Before the start of the 1979/80 Division One season Manchester City
manager Malcolm Allison had decided to dispense with the services of
some of the club's established internationals and bring some fresh blood
into the club, being given a free rein by Chairman Peter Swales to go
on an unprecedented spending spree. He had paid Preston North End £750,
000 for Michael Robinson, £250,000 for teenager Steve MacKenzie from
Crystal Palace and would later break the British transfer record when he
bought Steve Daley from Wolves for an eye-popping £1.5 million. But
there were also more than a few raised eyebrows when he agreed to pay
Wrexham £300, 000 for 27-year old striker Bobby Shinton, the Welsh club
holding out for an exorbitant fee for a player who was out of contract
in the days of pre-Bosman transfers.
Born in West Bromwich in the
West Midlands Shinton had helped Wrexham achieve promotion to the
Second Division only twelve months earlier, but prior to that had never
played his football out of the bottom two divisions of English football
in spells with both Walsall and Cambridge United. He had, however, been a
regular marksman at all three clubs and Allison was convinced that he
could make the step up to the top-flight.
The enigmatic Allison
then made him wait until October 6th to make his debut when he played in
a goalless draw with Arsenal at Highbury (the photo above is during the game),
but he kept his place four days later when Middlesbrough were beaten
1-0 at Maine Road with a goal from Pole Kazimierz Deyna helping the
Blues into a mid-table position. With the manager chopping and changing
the team at will in a bid to find his best formation, Shinton was then
left out of the side for the following two months before being recalled
in the run-up to Christmas.
He was then given a run of three games as
the team notched up victories over Derby County (3-0) and Everton (2-1)
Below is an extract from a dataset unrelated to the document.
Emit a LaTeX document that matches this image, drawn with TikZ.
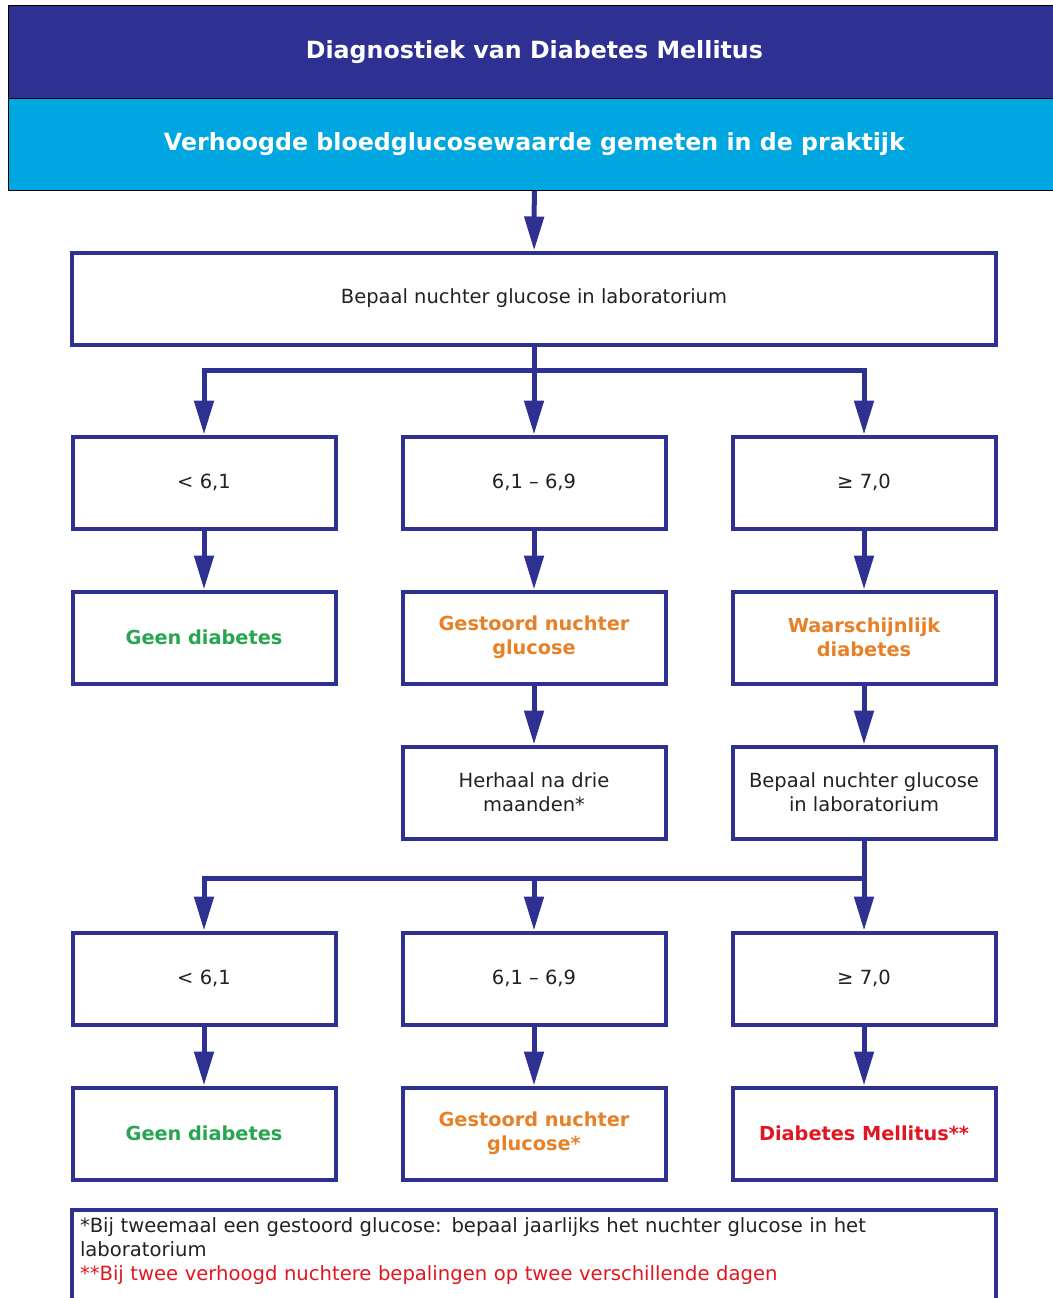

before drawing 1-1 at home to Stoke City on Boxing Day. Despite missing a
4-1 defeat at Brighton the following week he came back into the side
for the third round FA Cup tie at Fourth Division Halifax Town on
January 5th, a game in which City were on the end of a humiliating
giant-killing act as they lost 1-0. This would turn out to be the last
game that Bobby would play for the club as he was then sent out on loan
to Third Division Millwall, where he scored three goals in five games,
before being transferred to Newcastle United for a fee of £175, 000 in
March 1980, having made just six league and cup appearances in his time
at Maine Road where he had failed to live up to expectations.
He
then spent a couple of years at St James' Park before returning to
Millwall where he left professional football at the end of the 1982/83
season, agreeing with manager George Graham to cancel his contract by
mutual consent. He later became player-manager at non-league Worcester
City and also had short spells at Blyth Spartans, Weymouth and Malvern
Town before finally calling time on his playing career to run his own
double glazing business. (David Redshaw).